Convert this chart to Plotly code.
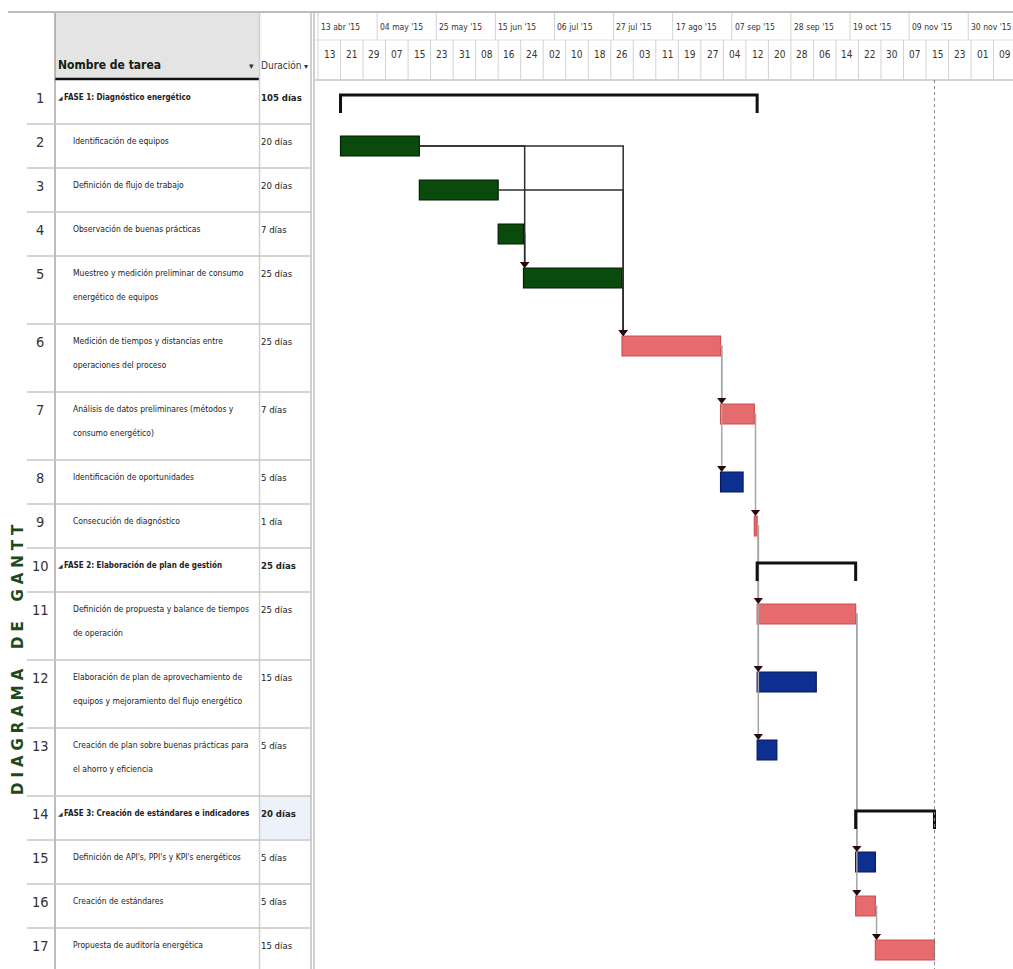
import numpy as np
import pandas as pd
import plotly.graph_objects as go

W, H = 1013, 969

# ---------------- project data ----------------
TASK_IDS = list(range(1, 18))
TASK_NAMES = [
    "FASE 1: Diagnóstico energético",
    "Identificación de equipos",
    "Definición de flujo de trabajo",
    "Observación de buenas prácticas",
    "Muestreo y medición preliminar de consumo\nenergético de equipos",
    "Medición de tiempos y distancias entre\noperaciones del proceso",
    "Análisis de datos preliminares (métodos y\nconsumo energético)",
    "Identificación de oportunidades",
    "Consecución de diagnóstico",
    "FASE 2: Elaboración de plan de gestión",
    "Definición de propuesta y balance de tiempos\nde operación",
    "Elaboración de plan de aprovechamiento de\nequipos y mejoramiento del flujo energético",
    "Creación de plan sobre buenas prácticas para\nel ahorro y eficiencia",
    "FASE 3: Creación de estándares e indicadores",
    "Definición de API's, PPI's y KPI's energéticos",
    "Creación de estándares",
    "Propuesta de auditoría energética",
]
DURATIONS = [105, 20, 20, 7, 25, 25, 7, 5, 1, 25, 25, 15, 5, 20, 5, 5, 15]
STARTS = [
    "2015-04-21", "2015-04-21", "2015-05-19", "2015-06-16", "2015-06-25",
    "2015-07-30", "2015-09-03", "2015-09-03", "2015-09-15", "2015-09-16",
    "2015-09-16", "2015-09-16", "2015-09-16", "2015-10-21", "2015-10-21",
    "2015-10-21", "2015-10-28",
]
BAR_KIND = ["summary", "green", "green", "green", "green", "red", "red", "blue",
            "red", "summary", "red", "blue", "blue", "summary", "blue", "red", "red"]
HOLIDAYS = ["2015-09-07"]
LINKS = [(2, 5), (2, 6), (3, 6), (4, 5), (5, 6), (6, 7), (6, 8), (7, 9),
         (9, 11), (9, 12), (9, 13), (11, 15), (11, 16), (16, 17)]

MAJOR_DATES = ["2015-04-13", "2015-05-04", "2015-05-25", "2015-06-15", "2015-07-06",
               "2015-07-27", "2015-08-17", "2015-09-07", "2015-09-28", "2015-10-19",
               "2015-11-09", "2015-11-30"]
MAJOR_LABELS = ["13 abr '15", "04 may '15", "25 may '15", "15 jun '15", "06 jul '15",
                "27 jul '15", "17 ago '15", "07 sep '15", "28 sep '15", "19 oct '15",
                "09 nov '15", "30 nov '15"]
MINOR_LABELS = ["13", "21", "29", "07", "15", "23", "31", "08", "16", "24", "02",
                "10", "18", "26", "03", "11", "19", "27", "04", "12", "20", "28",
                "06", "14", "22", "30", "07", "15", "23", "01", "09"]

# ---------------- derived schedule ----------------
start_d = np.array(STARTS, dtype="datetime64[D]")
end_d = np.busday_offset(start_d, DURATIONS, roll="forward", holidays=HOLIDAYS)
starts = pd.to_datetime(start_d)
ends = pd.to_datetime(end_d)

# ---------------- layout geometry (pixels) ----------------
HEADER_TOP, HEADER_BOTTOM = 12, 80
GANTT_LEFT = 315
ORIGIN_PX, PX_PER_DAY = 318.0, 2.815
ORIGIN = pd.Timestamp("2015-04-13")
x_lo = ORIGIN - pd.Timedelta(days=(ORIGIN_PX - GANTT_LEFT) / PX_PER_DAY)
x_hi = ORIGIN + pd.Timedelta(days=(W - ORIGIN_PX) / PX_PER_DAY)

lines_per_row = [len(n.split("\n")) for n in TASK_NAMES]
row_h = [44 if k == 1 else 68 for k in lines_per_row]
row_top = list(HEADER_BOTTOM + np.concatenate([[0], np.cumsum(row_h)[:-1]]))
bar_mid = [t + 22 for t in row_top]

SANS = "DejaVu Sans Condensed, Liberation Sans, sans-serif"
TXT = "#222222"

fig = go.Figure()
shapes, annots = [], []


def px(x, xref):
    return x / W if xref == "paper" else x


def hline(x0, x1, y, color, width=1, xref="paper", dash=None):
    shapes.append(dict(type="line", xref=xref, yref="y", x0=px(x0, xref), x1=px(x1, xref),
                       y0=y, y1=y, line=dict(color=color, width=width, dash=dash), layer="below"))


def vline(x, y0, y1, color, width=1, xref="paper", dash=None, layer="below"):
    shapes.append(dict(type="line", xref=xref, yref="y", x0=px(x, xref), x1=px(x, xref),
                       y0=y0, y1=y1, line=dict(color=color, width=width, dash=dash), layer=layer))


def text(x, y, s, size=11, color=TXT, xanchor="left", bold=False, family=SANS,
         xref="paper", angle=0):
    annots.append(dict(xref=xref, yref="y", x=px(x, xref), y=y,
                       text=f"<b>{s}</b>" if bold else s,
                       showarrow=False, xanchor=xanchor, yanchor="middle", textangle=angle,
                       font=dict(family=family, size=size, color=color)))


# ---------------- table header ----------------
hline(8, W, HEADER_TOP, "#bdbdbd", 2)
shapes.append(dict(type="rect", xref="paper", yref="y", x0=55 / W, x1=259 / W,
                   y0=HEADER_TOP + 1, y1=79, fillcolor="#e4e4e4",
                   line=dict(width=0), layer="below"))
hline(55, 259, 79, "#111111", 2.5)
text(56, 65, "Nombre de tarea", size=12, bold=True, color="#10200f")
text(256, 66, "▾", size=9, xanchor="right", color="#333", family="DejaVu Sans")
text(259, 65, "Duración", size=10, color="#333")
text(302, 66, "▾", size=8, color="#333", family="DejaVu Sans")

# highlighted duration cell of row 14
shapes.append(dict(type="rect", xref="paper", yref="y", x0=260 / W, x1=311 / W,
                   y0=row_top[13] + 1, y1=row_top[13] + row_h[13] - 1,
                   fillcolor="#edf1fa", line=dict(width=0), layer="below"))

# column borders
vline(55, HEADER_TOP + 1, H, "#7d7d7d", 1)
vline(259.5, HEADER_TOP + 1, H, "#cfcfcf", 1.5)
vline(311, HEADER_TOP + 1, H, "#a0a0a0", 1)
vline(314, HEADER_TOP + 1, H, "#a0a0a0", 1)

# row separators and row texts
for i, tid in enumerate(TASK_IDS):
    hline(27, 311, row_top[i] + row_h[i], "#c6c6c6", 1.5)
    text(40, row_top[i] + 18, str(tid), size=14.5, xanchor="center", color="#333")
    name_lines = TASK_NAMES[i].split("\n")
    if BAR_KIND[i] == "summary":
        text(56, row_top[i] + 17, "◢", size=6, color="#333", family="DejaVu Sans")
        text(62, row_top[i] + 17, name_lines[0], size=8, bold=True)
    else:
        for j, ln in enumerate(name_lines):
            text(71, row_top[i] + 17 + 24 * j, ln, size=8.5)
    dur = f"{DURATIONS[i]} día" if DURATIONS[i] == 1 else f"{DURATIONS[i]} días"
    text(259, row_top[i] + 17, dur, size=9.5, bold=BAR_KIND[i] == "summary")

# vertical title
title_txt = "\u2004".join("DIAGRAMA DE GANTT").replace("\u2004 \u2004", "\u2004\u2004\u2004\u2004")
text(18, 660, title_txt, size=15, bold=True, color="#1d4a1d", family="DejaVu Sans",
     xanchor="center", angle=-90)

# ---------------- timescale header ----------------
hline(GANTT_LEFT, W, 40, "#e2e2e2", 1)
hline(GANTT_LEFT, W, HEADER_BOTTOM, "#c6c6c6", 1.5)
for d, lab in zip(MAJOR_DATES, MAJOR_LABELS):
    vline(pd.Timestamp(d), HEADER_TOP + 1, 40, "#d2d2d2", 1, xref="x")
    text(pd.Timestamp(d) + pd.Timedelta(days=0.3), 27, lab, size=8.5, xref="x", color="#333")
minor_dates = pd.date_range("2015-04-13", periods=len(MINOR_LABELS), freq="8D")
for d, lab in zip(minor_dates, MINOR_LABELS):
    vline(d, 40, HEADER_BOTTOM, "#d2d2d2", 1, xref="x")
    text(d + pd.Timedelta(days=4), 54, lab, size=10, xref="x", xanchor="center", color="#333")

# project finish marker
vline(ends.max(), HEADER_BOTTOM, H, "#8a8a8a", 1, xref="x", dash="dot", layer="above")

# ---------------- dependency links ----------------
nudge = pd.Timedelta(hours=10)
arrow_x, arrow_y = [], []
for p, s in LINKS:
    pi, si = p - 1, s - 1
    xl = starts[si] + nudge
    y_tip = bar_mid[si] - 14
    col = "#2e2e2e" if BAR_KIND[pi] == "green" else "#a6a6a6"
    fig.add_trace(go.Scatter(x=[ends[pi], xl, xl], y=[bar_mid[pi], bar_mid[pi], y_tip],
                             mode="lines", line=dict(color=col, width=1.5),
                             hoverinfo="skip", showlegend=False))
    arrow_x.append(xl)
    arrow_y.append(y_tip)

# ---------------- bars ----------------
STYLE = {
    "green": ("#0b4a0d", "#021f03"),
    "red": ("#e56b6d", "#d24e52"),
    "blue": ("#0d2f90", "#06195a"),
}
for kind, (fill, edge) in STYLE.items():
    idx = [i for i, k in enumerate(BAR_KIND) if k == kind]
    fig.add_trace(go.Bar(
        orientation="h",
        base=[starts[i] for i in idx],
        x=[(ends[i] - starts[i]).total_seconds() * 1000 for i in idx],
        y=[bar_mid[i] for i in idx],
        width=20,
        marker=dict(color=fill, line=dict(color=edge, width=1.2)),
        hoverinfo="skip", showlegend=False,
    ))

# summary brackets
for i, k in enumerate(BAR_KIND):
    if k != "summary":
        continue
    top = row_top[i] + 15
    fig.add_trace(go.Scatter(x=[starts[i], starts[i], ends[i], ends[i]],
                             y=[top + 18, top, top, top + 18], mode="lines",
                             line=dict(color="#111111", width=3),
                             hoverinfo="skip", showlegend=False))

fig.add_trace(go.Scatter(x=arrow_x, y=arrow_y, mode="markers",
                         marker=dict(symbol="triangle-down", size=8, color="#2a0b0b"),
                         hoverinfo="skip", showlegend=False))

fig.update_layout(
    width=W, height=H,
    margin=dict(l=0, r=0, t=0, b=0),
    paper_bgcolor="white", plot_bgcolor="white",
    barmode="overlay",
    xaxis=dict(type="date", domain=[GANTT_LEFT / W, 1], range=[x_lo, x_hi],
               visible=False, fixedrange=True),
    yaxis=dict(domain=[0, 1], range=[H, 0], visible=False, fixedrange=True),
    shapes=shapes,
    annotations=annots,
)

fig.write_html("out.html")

■ ■ ■

WHAT TO PRODUCE:
The lines from the top of the data above through the one holding "W, H = 1013, 969" are to be repeated exactly, and only those, with no pictures.

RESPONSE FOR THIS EXERCISE:
Convert this chart to Plotly code.
import numpy as np
import pandas as pd
import plotly.graph_objects as go

W, H = 1013, 969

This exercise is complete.